Blas Valentin. / EPDA El Rincón de Ademuz, ese triángulo excéntrico de la provincia de Valencia encajado entre Teruel y Cuenca, vive con una densidad de población inferior a 6,5 habitantes por kilómetro cuadrado. Cifras que lo sitúan por debajo incluso de regiones como la Serranía Celtibérica (6,99 hab/km²), aunque todavía por encima de zonas más extremas del interior peninsular como los Montes Universales —ese remoto sistema montañoso entre la Sierra de Albarracín (Teruel) y el Alto Tajo, en Cuenca y Guadalajara—, donde la densidad cae por debajo de 1,5 hab/km². Incluso la Laponia finlandesa, paradigma europeo del desierto demográfico, registra cifras más bajas. El Rincón de Ademuz es, así, un caso límite dentro del fenómeno conocido como la ‘España vacía’, que afecta a más del 70% del territorio nacional.
O, como prefieren algunos, la ‘España vaciada’. La primera expresión apunta al resultado; la segunda, al proceso. Pero ambas nombran una misma realidad: el desmantelamiento demográfico y la pérdida de servicios en buena parte del interior peninsular, relegado durante décadas por políticas que favorecieron la concentración urbana y litoral.
Pero en el Rincón no hay vacío. Hay una población menguante, sí, pero con memoria, con vínculos, con estaciones que todavía laten: la Semana Santa, las vacaciones de agosto, las fiestas patronales. Hay casas abiertas, aunque sean solo unas semanas. Hay huertas que se limpian y caminos que se pisan una vez al año, pero se pisan.
Basta volver una vez al año para que el paisaje recobre su lenguaje. Lo sé bien.
Esta comarca no solo sufre la despoblación: la resiste, con lo que tiene. Desde hace años, asociaciones culturales, pequeños negocios, ayuntamientos y familias enteras hacen lo imposible por sostener lo que queda. La economía rural ha girado hacia el turismo estacional, la agricultura de subsistencia, la segunda residencia. Es frágil, sí. Pero sigue ahí.
El Rincón de Ademuz comparte diagnóstico con buena parte del interior peninsular. Más del 70% del territorio español no alcanza los 13 habitantes por kilómetro cuadrado. Más de 1.800 municipios están en riesgo de desaparición irreversible. La situación exige políticas estructurales, no titulares. Infraestructura, conectividad, servicios públicos, incentivos reales.
Y sin embargo, mientras llegan —o no— esas soluciones de arriba, la resistencia viene de abajo: una escuela que no cierra, una carnicería que aguanta, una familia que regresa. Hay un arraigo que no se mide en cifras. Hay un deseo de no desaparecer aunque el futuro esté cuesta arriba.

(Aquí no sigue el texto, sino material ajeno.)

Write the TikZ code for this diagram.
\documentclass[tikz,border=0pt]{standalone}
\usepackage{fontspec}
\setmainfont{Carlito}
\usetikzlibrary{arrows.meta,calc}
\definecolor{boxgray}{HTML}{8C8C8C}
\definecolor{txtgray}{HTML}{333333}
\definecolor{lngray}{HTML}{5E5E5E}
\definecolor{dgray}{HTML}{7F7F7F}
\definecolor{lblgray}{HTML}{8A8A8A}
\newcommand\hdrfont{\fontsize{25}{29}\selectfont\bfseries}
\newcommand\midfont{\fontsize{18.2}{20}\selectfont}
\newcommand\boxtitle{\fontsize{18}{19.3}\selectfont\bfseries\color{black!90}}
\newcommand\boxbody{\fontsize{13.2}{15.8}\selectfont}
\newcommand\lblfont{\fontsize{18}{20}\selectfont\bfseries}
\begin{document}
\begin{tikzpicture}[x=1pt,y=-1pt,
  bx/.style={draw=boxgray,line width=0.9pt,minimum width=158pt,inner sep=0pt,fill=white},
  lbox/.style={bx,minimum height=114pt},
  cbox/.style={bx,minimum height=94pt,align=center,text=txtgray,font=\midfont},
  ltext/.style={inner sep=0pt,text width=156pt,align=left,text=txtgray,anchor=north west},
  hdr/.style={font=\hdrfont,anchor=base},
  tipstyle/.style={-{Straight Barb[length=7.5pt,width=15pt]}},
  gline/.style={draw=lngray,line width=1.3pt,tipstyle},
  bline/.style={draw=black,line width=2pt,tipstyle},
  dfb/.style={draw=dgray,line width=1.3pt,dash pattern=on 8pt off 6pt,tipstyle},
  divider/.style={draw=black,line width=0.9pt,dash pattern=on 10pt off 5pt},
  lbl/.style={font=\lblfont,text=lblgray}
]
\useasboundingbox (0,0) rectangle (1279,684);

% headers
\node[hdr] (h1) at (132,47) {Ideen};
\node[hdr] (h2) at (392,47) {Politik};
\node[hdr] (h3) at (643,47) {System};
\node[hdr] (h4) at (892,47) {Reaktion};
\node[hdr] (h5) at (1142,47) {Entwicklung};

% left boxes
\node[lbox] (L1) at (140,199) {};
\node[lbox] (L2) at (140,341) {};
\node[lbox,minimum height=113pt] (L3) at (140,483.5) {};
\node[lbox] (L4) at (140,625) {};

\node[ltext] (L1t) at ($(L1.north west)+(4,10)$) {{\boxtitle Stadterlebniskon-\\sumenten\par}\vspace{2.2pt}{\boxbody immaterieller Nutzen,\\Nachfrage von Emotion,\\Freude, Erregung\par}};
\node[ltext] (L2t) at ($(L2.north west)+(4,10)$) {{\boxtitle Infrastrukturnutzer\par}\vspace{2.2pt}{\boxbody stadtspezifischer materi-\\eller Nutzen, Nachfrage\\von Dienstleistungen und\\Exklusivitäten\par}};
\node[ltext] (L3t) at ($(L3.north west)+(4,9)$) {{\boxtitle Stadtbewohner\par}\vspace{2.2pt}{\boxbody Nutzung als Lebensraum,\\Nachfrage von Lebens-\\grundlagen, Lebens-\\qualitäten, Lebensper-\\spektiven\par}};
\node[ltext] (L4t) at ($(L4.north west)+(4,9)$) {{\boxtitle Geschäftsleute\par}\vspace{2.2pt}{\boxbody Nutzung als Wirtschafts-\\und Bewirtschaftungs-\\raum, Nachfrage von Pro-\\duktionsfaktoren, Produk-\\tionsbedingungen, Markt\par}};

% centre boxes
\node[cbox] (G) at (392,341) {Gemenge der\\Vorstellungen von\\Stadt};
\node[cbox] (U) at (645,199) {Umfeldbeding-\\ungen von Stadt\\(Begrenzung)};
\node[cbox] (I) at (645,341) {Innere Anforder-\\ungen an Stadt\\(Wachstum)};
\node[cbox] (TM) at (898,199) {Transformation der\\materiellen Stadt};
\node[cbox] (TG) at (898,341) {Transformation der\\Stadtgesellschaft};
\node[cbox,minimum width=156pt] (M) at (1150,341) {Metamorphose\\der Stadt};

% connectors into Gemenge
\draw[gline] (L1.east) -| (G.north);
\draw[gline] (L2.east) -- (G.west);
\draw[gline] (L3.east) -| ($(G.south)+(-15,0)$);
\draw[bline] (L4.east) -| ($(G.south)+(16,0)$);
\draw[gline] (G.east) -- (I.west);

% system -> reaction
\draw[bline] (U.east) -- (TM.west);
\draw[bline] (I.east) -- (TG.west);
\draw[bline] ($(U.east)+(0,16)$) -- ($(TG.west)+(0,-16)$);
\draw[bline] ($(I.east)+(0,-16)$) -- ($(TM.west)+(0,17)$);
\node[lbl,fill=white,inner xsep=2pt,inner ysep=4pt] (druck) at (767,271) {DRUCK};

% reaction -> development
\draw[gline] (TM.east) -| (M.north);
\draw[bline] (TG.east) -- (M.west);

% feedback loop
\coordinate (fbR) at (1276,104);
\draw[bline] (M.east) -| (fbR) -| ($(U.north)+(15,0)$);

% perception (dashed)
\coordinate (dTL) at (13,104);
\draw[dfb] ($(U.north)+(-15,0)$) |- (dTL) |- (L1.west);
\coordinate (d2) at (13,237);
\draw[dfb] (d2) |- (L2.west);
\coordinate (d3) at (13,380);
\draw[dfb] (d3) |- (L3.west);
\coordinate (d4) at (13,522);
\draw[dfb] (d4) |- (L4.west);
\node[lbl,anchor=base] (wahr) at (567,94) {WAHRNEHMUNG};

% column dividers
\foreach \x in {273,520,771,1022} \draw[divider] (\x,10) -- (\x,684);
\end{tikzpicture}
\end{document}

Hay quienes mantienen abiertas panaderías tradicionales. Hijos que recuperan la casa del abuelo para volver en verano. Viejos oficios que sobreviven en la memoria y en manos que aún los practican. Jóvenes que, tras formarse fuera, sueñan con regresar, aunque sea por temporadas.
No todos pueden, pero algunos lo intentan. Y eso basta para que el Rincón respire.
En muchas casas del Rincón no hay calefacción central, pero hay braseros que siguen encendiéndose en invierno. No hay grandes cadenas comerciales, pero hay quien cultiva sus tomates, quien recuerda cómo se hacía la matanza, quien baja al horno o a la plaza a por pan, o porque hay mercado. La vida no es fácil, pero tampoco ha dejado de existir.
Este artículo no quiere ser elegía. Es testimonio.
Porque mientras haya vida en el Rincón, aunque sea a fogonazos, aunque sea de forma intermitente, no estaremos hablando de olvido, sino de permanencia.
No todo lo que resiste hace ruido. Y no todo lo que calla está muerto.
A veces, quien mejor se recuerda es quien no hizo ruido pero nunca dejó de estar.